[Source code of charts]
▬▬▬▬▬▬▬▬▬▬

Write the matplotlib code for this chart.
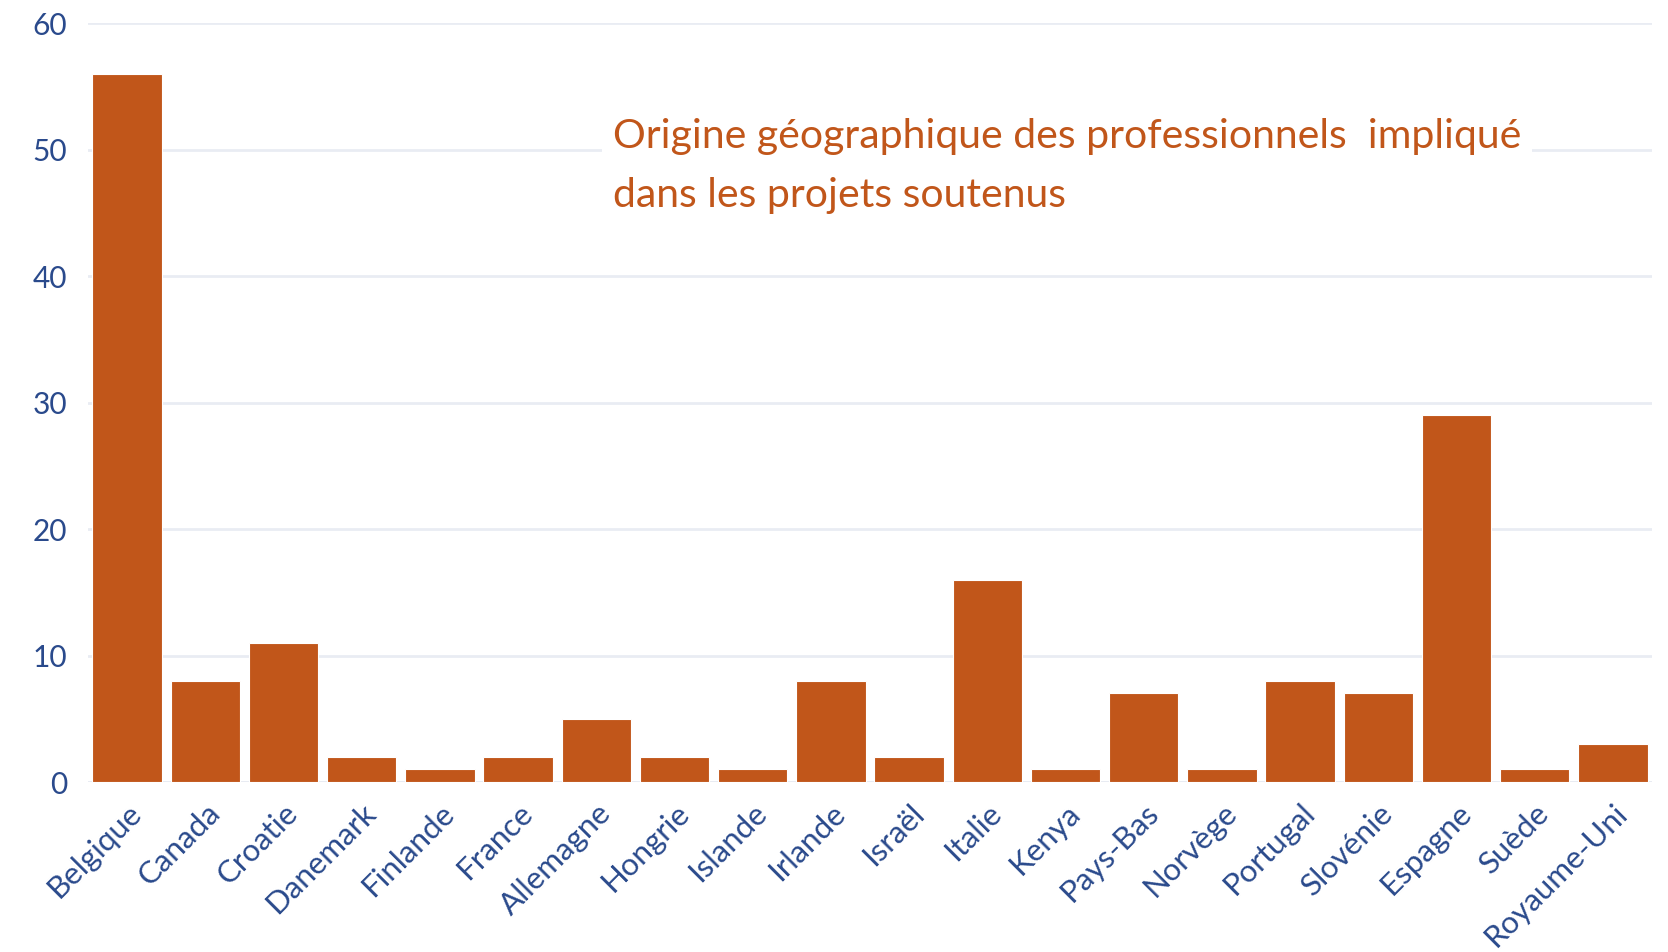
import matplotlib.pyplot as plt

countries = ["Belgique", "Canada", "Croatie", "Danemark", "Finlande", "France",
             "Allemagne", "Hongrie", "Islande", "Irlande", "Israël", "Italie",
             "Kenya", "Pays-Bas", "Norvège", "Portugal", "Slovénie", "Espagne",
             "Suède", "Royaume-Uni"]
values = [56, 8, 11, 2, 1, 2, 5, 2, 1, 8, 2, 16, 1, 7, 1, 8, 7, 29, 1, 3]
yticks = [0, 10, 20, 30, 40, 50, 60]
title = "Origine géographique des professionnels  impliqué\ndans les projets soutenus"

bar_color = "#c1561a"
tick_color = "#2a4a8c"

plt.rcParams["font.family"] = ["Lato", "DejaVu Sans"]

fig = plt.figure(figsize=(16.68, 9.52), dpi=100)
ax = fig.add_axes([88 / 1668, 1 - 782 / 952, (1652 - 88) / 1668, (782 - 23.4) / 952])

x = range(len(countries))
ax.bar(x, values, width=0.885, color=bar_color, edgecolor="white", linewidth=0.8, zorder=2)

ax.set_xlim(-0.5, len(countries) - 0.5)
ax.set_ylim(0, 60)
ax.set_yticks(yticks)
ax.set_yticklabels([str(v) for v in yticks])
ax.set_xticks(list(x))
ax.set_xticklabels(countries, rotation=45, ha="right", rotation_mode="anchor")

ax.grid(axis="y", color="#e9ecf3", linewidth=2, zorder=0)
ax.axhline(0, color="#dde3ef", linewidth=2, zorder=1)
for s in ax.spines.values():
    s.set_visible(False)
ax.tick_params(axis="both", length=0, colors=tick_color)
ax.tick_params(axis="y", labelsize=21.5, pad=15)
ax.tick_params(axis="x", labelsize=22.5, pad=12)

ax.text(0.3355, 0.875, title, transform=ax.transAxes, fontsize=29.5, color=bar_color,
        va="top", ha="left", linespacing=1.72,
        bbox=dict(facecolor="white", edgecolor="none", pad=8), zorder=3)

fig.savefig("out.png", dpi=100)
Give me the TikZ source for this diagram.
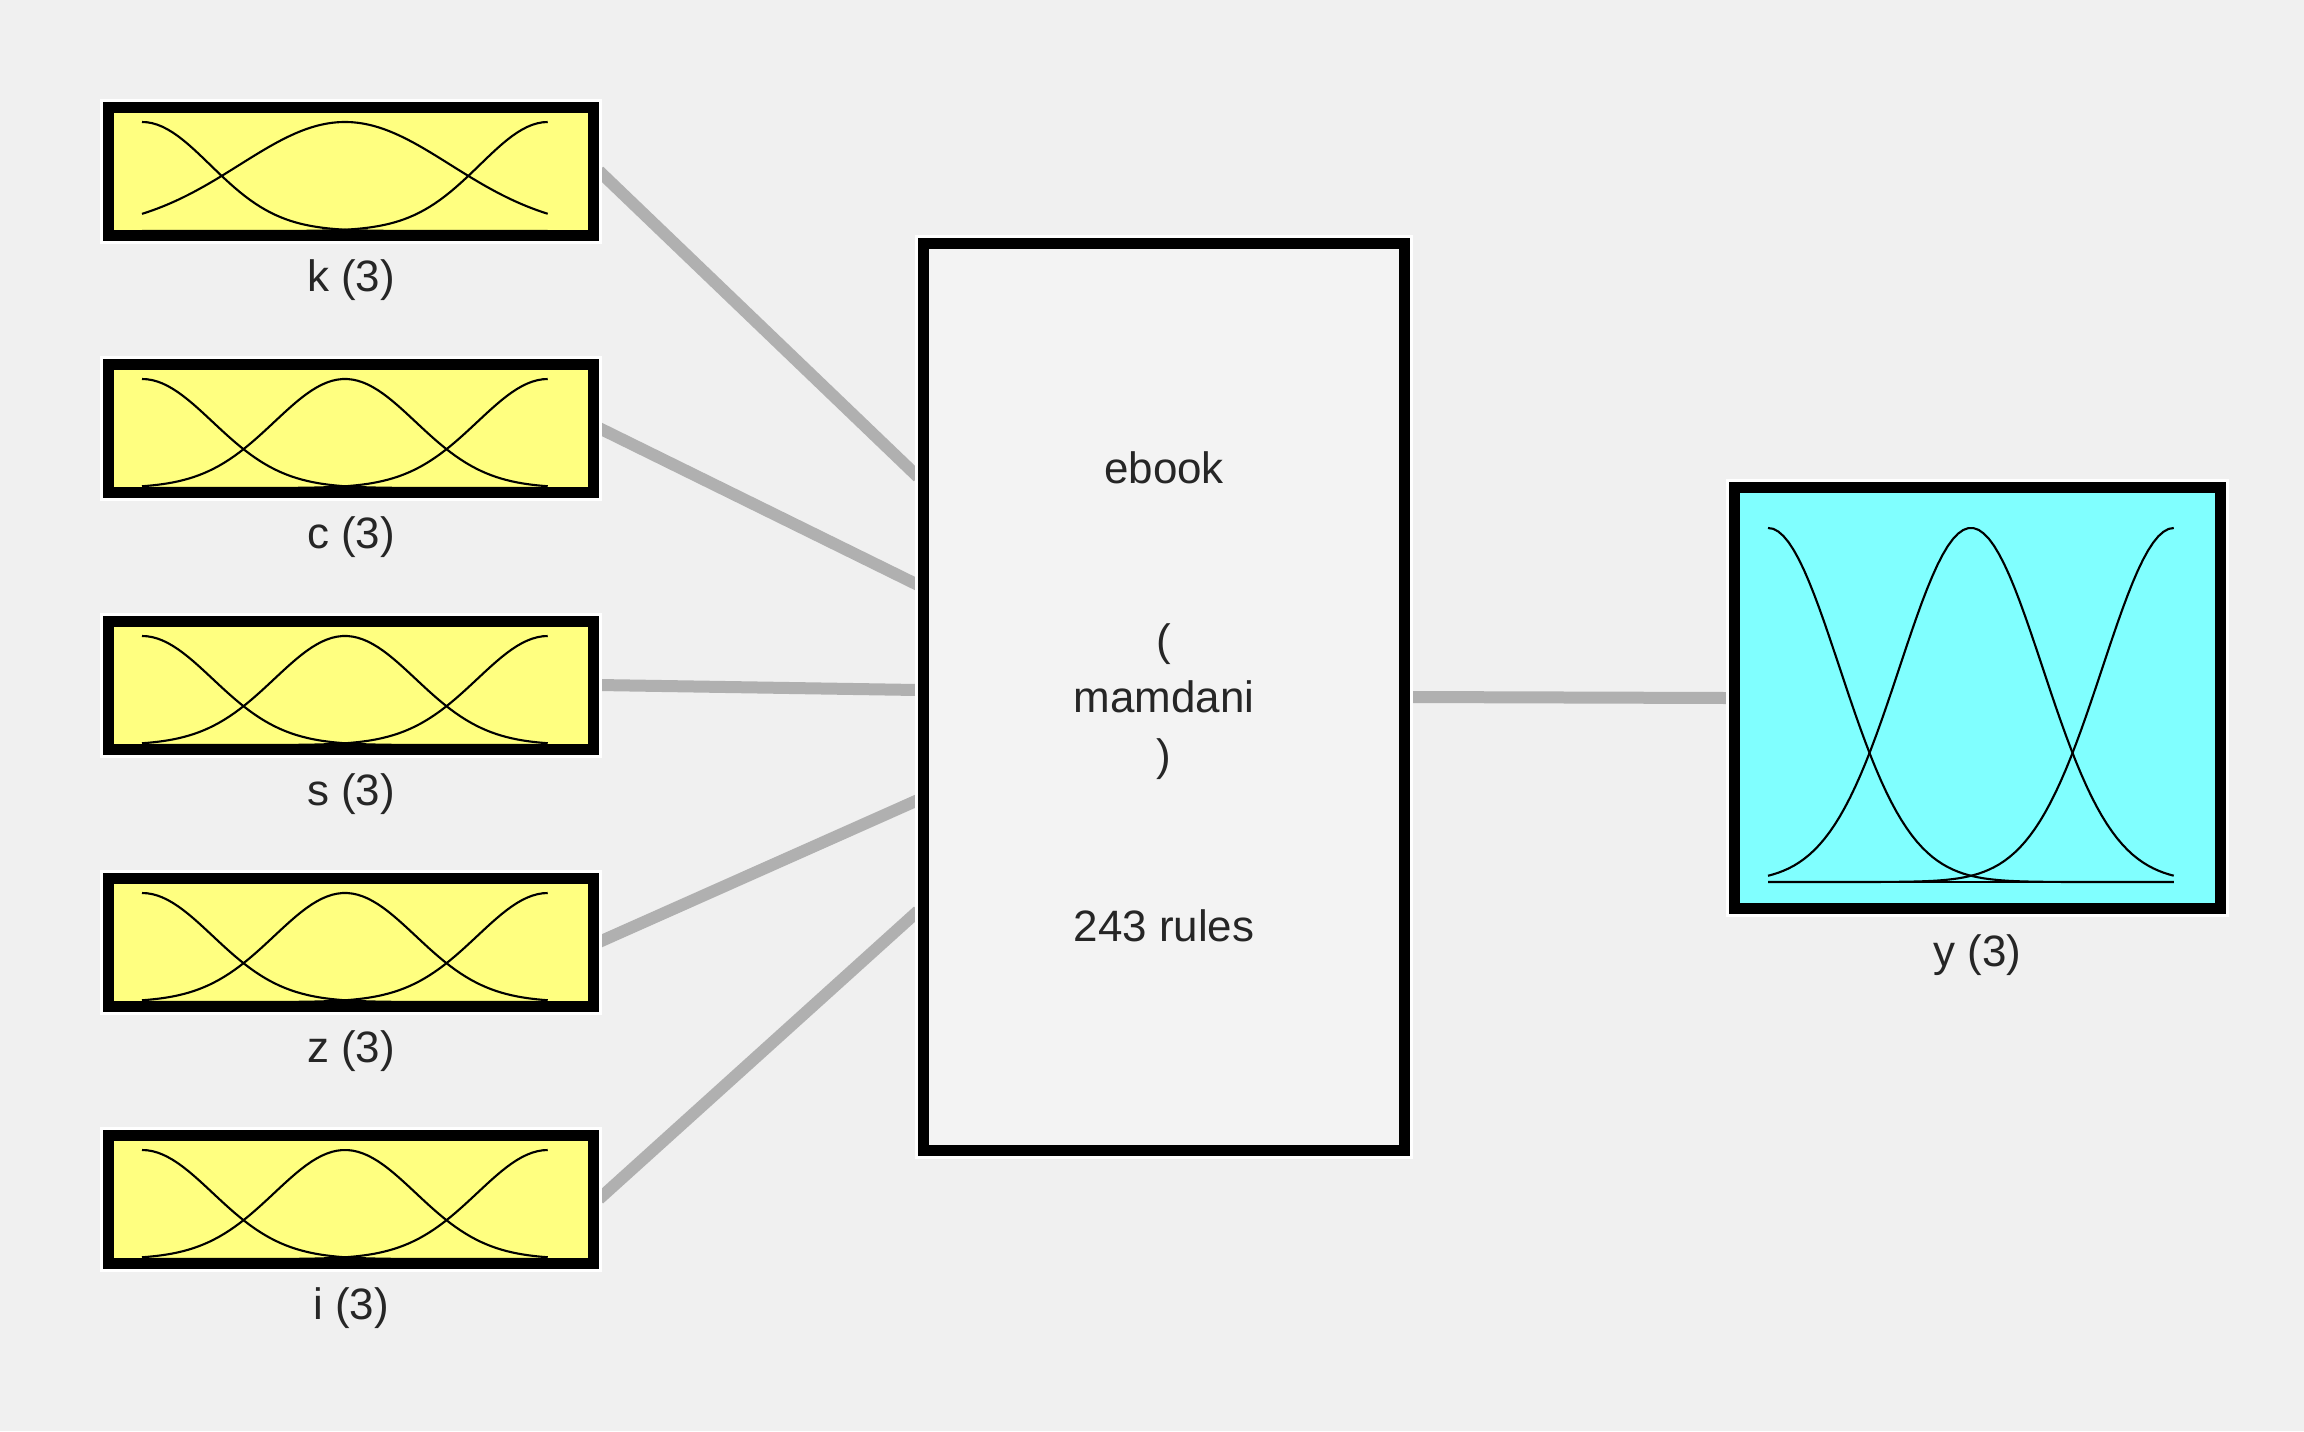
\documentclass[tikz,border=0pt]{standalone}
\usepackage{fontspec}
\setmainfont{Liberation Sans}
\usetikzlibrary{calc,backgrounds}

\definecolor{panelgray}{HTML}{F0F0F0}
\definecolor{rulesgray}{HTML}{F3F3F3}
\definecolor{mfyellow}{HTML}{FFFF80}
\definecolor{mfcyan}{HTML}{80FFFF}
\definecolor{wiregray}{HTML}{B0B0B0}

% three gaussian membership curves inside a variable box
\newcommand{\gausscurves}[5]{%
  \begin{scope}[shift={($(#1.south west)+(0.39,#2)$)}, x=4.06cm, y=#3cm]
    \draw[mfline] (0,0) -- (1,0);
    \draw[mfline] plot[domain=0:1, samples=80] (\x, {exp(0-(\x)*(\x)/(2*#4*#4))});
    \draw[mfline] plot[domain=0:1, samples=80] (\x, {exp(0-(\x-0.5)*(\x-0.5)/(2*#5*#5))});
    \draw[mfline] plot[domain=0:1, samples=80] (\x, {exp(0-(\x-1)*(\x-1)/(2*#4*#4))});
  \end{scope}}

\begin{document}
\begin{tikzpicture}[
    varbox/.style={draw=black, line width=0.11cm, inner sep=0pt,
      preaction={draw=white, line width=0.17cm}},
    inbox/.style={varbox, fill=mfyellow, minimum width=4.85cm, minimum height=1.28cm},
    outbox/.style={varbox, fill=mfcyan, minimum width=4.86cm, minimum height=4.21cm},
    rulesbox/.style={varbox, fill=rulesgray, minimum width=4.81cm, minimum height=9.07cm,
      align=center, text=black!85, font=\fontsize{12.5}{16.3}\selectfont},
    varlabel/.style={anchor=base, inner sep=0pt, text=black!85,
      font=\fontsize{12.5}{15}\selectfont},
    wire/.style={draw=wiregray, line width=0.12cm},
    mfline/.style={black, line width=0.6pt}
  ]
  \useasboundingbox (0,0) rectangle (23.04,-14.31);
  \begin{pgfonlayer}{background}
    \fill[panelgray] (0,0) rectangle (23.04,-14.31);
  \end{pgfonlayer}

  % inputs
  \node[inbox] (kbox) at (3.51,-1.71) {};
  \node[inbox] (cbox) at (3.51,-4.28) {};
  \node[inbox] (sbox) at (3.51,-6.85) {};
  \node[inbox] (zbox) at (3.51,-9.42) {};
  \node[inbox] (ibox) at (3.51,-11.99) {};

  \node[varlabel] (klab) at ($(kbox.south)+(0,-0.51)$) {k (3)};
  \node[varlabel] (clab) at ($(cbox.south)+(0,-0.51)$) {c (3)};
  \node[varlabel] (slab) at ($(sbox.south)+(0,-0.51)$) {s (3)};
  \node[varlabel] (zlab) at ($(zbox.south)+(0,-0.51)$) {z (3)};
  \node[varlabel] (ilab) at ($(ibox.south)+(0,-0.51)$) {i (3)};

  \gausscurves{kbox}{0.095}{1.09}{0.168}{0.26}
  \gausscurves{cbox}{0.095}{1.09}{0.174}{0.174}
  \gausscurves{sbox}{0.095}{1.09}{0.174}{0.174}
  \gausscurves{zbox}{0.095}{1.09}{0.174}{0.174}
  \gausscurves{ibox}{0.095}{1.09}{0.174}{0.174}

  % rule block
  \node[rulesbox] (rules) at (11.64,-6.97)
    {ebook\\[32.6pt](\\mamdani\\)\\[32.6pt]243 rules};

  % output
  \node[outbox] (ybox) at (19.775,-6.98) {};
  \node[varlabel] (ylab) at ($(ybox.south)+(0,-0.52)$) {y (3)};
  \gausscurves{ybox}{0.32}{3.54}{0.176}{0.176}

  \coordinate (rk) at ($(rules.west)+(0,2.2)$);
  \coordinate (rc) at ($(rules.west)+(0,1.12)$);
  \coordinate (rs) at ($(rules.west)+(0,0.07)$);
  \coordinate (rz) at ($(rules.west)+(0,-1.03)$);
  \coordinate (ri) at ($(rules.west)+(0,-2.14)$);

  \begin{pgfonlayer}{background}
    \draw[wire] (kbox.east) -- (rk);
    \draw[wire] (cbox.east) -- (rc);
    \draw[wire] (sbox.east) -- (rs);
    \draw[wire] (zbox.east) -- (rz);
    \draw[wire] (ibox.east) -- (ri);
    \draw[wire] (rules.east) -- (ybox.west);
  \end{pgfonlayer}
\end{tikzpicture}
\end{document}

▬▬▬▬▬▬▬▬▬▬

# The exercise
All lines from the start of the entries through the one with "import matplotlib.pyplot as plt" are to be output exactly; omit the pictures.

# Exercise result
Write the matplotlib code for this chart.
import matplotlib.pyplot as plt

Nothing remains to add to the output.